Instruction: Write out every entry exactly as it appears.

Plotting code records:
-*-*-

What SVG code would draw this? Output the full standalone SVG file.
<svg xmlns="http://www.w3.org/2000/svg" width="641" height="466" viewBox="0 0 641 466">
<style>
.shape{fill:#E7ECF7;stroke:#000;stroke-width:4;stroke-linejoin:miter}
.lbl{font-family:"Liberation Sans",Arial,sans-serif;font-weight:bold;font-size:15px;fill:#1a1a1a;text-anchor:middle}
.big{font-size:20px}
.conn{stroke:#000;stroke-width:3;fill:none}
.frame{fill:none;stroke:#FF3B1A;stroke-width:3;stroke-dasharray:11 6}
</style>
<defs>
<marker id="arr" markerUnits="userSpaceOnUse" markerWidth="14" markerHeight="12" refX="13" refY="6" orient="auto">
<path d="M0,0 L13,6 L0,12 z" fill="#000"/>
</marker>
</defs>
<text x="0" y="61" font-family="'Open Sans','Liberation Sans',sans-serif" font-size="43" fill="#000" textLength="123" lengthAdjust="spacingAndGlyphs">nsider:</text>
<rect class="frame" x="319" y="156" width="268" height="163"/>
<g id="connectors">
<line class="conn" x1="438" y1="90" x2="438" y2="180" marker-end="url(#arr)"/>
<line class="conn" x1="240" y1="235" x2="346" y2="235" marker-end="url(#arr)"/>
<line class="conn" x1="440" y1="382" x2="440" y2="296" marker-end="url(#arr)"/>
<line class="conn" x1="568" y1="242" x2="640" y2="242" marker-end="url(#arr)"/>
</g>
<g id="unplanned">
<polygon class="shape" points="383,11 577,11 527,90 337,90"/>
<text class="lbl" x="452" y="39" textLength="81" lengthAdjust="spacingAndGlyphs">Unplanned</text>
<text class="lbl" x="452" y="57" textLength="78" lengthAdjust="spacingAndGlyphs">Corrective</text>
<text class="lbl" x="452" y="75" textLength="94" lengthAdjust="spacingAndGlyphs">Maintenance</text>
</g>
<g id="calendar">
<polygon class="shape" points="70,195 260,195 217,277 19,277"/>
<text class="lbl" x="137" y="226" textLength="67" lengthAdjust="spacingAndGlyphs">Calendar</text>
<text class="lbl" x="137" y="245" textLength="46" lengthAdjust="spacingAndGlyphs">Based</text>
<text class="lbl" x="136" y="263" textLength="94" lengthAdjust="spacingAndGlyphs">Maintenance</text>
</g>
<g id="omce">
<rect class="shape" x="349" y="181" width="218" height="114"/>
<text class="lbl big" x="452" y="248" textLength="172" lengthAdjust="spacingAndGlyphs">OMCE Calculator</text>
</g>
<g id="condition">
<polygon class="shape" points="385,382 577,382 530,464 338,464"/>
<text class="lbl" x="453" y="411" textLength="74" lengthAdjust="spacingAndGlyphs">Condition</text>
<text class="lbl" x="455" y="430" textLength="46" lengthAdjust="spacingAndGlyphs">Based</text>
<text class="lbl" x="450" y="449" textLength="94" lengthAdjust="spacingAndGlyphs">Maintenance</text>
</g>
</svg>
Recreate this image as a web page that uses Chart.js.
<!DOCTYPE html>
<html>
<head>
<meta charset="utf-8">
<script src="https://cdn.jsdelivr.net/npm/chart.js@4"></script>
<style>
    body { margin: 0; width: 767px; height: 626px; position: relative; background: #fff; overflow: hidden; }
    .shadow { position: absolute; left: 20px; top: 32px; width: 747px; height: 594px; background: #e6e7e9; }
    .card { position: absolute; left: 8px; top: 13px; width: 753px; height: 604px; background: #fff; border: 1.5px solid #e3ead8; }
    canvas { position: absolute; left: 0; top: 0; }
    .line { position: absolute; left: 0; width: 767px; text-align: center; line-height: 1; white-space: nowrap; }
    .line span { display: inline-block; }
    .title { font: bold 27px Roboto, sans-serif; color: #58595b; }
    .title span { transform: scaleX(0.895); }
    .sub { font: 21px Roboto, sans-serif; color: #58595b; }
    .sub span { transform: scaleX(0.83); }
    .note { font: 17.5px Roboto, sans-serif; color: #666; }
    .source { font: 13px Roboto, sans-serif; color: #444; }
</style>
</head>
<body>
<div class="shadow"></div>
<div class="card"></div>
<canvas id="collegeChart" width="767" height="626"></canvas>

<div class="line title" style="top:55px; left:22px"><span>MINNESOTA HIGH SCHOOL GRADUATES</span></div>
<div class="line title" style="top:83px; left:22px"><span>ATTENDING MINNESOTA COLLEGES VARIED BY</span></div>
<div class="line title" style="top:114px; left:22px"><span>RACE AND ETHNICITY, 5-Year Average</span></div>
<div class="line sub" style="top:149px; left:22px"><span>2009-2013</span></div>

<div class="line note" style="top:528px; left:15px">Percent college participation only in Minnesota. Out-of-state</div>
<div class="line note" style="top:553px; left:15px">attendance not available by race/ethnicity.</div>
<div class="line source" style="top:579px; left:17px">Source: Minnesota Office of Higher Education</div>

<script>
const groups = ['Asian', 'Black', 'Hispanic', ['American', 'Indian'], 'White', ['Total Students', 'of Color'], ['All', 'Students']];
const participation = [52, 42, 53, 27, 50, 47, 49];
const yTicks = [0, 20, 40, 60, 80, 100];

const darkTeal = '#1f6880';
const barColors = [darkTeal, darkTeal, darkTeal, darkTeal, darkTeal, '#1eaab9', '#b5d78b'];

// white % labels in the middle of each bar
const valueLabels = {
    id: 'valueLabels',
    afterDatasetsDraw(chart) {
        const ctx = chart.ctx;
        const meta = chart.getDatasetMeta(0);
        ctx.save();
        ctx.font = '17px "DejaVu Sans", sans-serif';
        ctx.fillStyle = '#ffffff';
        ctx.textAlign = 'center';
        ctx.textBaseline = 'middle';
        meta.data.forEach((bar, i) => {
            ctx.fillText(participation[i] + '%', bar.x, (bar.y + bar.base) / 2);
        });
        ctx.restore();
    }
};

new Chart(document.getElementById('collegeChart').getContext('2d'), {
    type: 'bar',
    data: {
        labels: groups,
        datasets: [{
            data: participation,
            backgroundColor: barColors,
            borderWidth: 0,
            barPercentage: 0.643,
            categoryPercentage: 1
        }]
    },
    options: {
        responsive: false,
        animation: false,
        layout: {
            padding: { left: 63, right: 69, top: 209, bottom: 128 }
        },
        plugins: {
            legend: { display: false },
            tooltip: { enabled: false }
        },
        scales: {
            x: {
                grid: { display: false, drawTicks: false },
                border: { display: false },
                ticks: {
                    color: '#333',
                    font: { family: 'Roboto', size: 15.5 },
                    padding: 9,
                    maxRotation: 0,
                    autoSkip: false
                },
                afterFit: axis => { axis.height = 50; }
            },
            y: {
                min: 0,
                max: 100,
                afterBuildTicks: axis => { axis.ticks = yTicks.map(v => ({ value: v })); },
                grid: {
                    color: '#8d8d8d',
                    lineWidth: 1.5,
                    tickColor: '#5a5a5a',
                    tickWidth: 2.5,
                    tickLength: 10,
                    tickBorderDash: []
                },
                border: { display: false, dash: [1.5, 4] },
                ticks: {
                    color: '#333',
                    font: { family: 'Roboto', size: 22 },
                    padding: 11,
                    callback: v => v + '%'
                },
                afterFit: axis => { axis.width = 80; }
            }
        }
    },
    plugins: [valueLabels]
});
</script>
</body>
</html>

-*-*-

Answer to this exercise:
What SVG code would draw this? Output the full standalone SVG file.
<svg xmlns="http://www.w3.org/2000/svg" width="641" height="466" viewBox="0 0 641 466">
<style>
.shape{fill:#E7ECF7;stroke:#000;stroke-width:4;stroke-linejoin:miter}
.lbl{font-family:"Liberation Sans",Arial,sans-serif;font-weight:bold;font-size:15px;fill:#1a1a1a;text-anchor:middle}
.big{font-size:20px}
.conn{stroke:#000;stroke-width:3;fill:none}
.frame{fill:none;stroke:#FF3B1A;stroke-width:3;stroke-dasharray:11 6}
</style>
<defs>
<marker id="arr" markerUnits="userSpaceOnUse" markerWidth="14" markerHeight="12" refX="13" refY="6" orient="auto">
<path d="M0,0 L13,6 L0,12 z" fill="#000"/>
</marker>
</defs>
<text x="0" y="61" font-family="'Open Sans','Liberation Sans',sans-serif" font-size="43" fill="#000" textLength="123" lengthAdjust="spacingAndGlyphs">nsider:</text>
<rect class="frame" x="319" y="156" width="268" height="163"/>
<g id="connectors">
<line class="conn" x1="438" y1="90" x2="438" y2="180" marker-end="url(#arr)"/>
<line class="conn" x1="240" y1="235" x2="346" y2="235" marker-end="url(#arr)"/>
<line class="conn" x1="440" y1="382" x2="440" y2="296" marker-end="url(#arr)"/>
<line class="conn" x1="568" y1="242" x2="640" y2="242" marker-end="url(#arr)"/>
</g>
<g id="unplanned">
<polygon class="shape" points="383,11 577,11 527,90 337,90"/>
<text class="lbl" x="452" y="39" textLength="81" lengthAdjust="spacingAndGlyphs">Unplanned</text>
<text class="lbl" x="452" y="57" textLength="78" lengthAdjust="spacingAndGlyphs">Corrective</text>
<text class="lbl" x="452" y="75" textLength="94" lengthAdjust="spacingAndGlyphs">Maintenance</text>
</g>
<g id="calendar">
<polygon class="shape" points="70,195 260,195 217,277 19,277"/>
<text class="lbl" x="137" y="226" textLength="67" lengthAdjust="spacingAndGlyphs">Calendar</text>
<text class="lbl" x="137" y="245" textLength="46" lengthAdjust="spacingAndGlyphs">Based</text>
<text class="lbl" x="136" y="263" textLength="94" lengthAdjust="spacingAndGlyphs">Maintenance</text>
</g>
<g id="omce">
<rect class="shape" x="349" y="181" width="218" height="114"/>
<text class="lbl big" x="452" y="248" textLength="172" lengthAdjust="spacingAndGlyphs">OMCE Calculator</text>
</g>
<g id="condition">
<polygon class="shape" points="385,382 577,382 530,464 338,464"/>
<text class="lbl" x="453" y="411" textLength="74" lengthAdjust="spacingAndGlyphs">Condition</text>
<text class="lbl" x="455" y="430" textLength="46" lengthAdjust="spacingAndGlyphs">Based</text>
<text class="lbl" x="450" y="449" textLength="94" lengthAdjust="spacingAndGlyphs">Maintenance</text>
</g>
</svg>
Recreate this image as a web page that uses Chart.js.
<!DOCTYPE html>
<html>
<head>
<meta charset="utf-8">
<script src="https://cdn.jsdelivr.net/npm/chart.js@4"></script>
<style>
    body { margin: 0; width: 767px; height: 626px; position: relative; background: #fff; overflow: hidden; }
    .shadow { position: absolute; left: 20px; top: 32px; width: 747px; height: 594px; background: #e6e7e9; }
    .card { position: absolute; left: 8px; top: 13px; width: 753px; height: 604px; background: #fff; border: 1.5px solid #e3ead8; }
    canvas { position: absolute; left: 0; top: 0; }
    .line { position: absolute; left: 0; width: 767px; text-align: center; line-height: 1; white-space: nowrap; }
    .line span { display: inline-block; }
    .title { font: bold 27px Roboto, sans-serif; color: #58595b; }
    .title span { transform: scaleX(0.895); }
    .sub { font: 21px Roboto, sans-serif; color: #58595b; }
    .sub span { transform: scaleX(0.83); }
    .note { font: 17.5px Roboto, sans-serif; color: #666; }
    .source { font: 13px Roboto, sans-serif; color: #444; }
</style>
</head>
<body>
<div class="shadow"></div>
<div class="card"></div>
<canvas id="collegeChart" width="767" height="626"></canvas>

<div class="line title" style="top:55px; left:22px"><span>MINNESOTA HIGH SCHOOL GRADUATES</span></div>
<div class="line title" style="top:83px; left:22px"><span>ATTENDING MINNESOTA COLLEGES VARIED BY</span></div>
<div class="line title" style="top:114px; left:22px"><span>RACE AND ETHNICITY, 5-Year Average</span></div>
<div class="line sub" style="top:149px; left:22px"><span>2009-2013</span></div>

<div class="line note" style="top:528px; left:15px">Percent college participation only in Minnesota. Out-of-state</div>
<div class="line note" style="top:553px; left:15px">attendance not available by race/ethnicity.</div>
<div class="line source" style="top:579px; left:17px">Source: Minnesota Office of Higher Education</div>

<script>
const groups = ['Asian', 'Black', 'Hispanic', ['American', 'Indian'], 'White', ['Total Students', 'of Color'], ['All', 'Students']];
const participation = [52, 42, 53, 27, 50, 47, 49];
const yTicks = [0, 20, 40, 60, 80, 100];

const darkTeal = '#1f6880';
const barColors = [darkTeal, darkTeal, darkTeal, darkTeal, darkTeal, '#1eaab9', '#b5d78b'];

// white % labels in the middle of each bar
const valueLabels = {
    id: 'valueLabels',
    afterDatasetsDraw(chart) {
        const ctx = chart.ctx;
        const meta = chart.getDatasetMeta(0);
        ctx.save();
        ctx.font = '17px "DejaVu Sans", sans-serif';
        ctx.fillStyle = '#ffffff';
        ctx.textAlign = 'center';
        ctx.textBaseline = 'middle';
        meta.data.forEach((bar, i) => {
            ctx.fillText(participation[i] + '%', bar.x, (bar.y + bar.base) / 2);
        });
        ctx.restore();
    }
};

new Chart(document.getElementById('collegeChart').getContext('2d'), {
    type: 'bar',
    data: {
        labels: groups,
        datasets: [{
            data: participation,
            backgroundColor: barColors,
            borderWidth: 0,
            barPercentage: 0.643,
            categoryPercentage: 1
        }]
    },
    options: {
        responsive: false,
        animation: false,
        layout: {
            padding: { left: 63, right: 69, top: 209, bottom: 128 }
        },
        plugins: {
            legend: { display: false },
            tooltip: { enabled: false }
        },
        scales: {
            x: {
                grid: { display: false, drawTicks: false },
                border: { display: false },
                ticks: {
                    color: '#333',
                    font: { family: 'Roboto', size: 15.5 },
                    padding: 9,
                    maxRotation: 0,
                    autoSkip: false
                },
                afterFit: axis => { axis.height = 50; }
            },
            y: {
                min: 0,
                max: 100,
                afterBuildTicks: axis => { axis.ticks = yTicks.map(v => ({ value: v })); },
                grid: {
                    color: '#8d8d8d',
                    lineWidth: 1.5,
                    tickColor: '#5a5a5a',
                    tickWidth: 2.5,
                    tickLength: 10,
                    tickBorderDash: []
                },
                border: { display: false, dash: [1.5, 4] },
                ticks: {
                    color: '#333',
                    font: { family: 'Roboto', size: 22 },
                    padding: 11,
                    callback: v => v + '%'
                },
                afterFit: axis => { axis.width = 80; }
            }
        }
    },
    plugins: [valueLabels]
});
</script>
</body>
</html>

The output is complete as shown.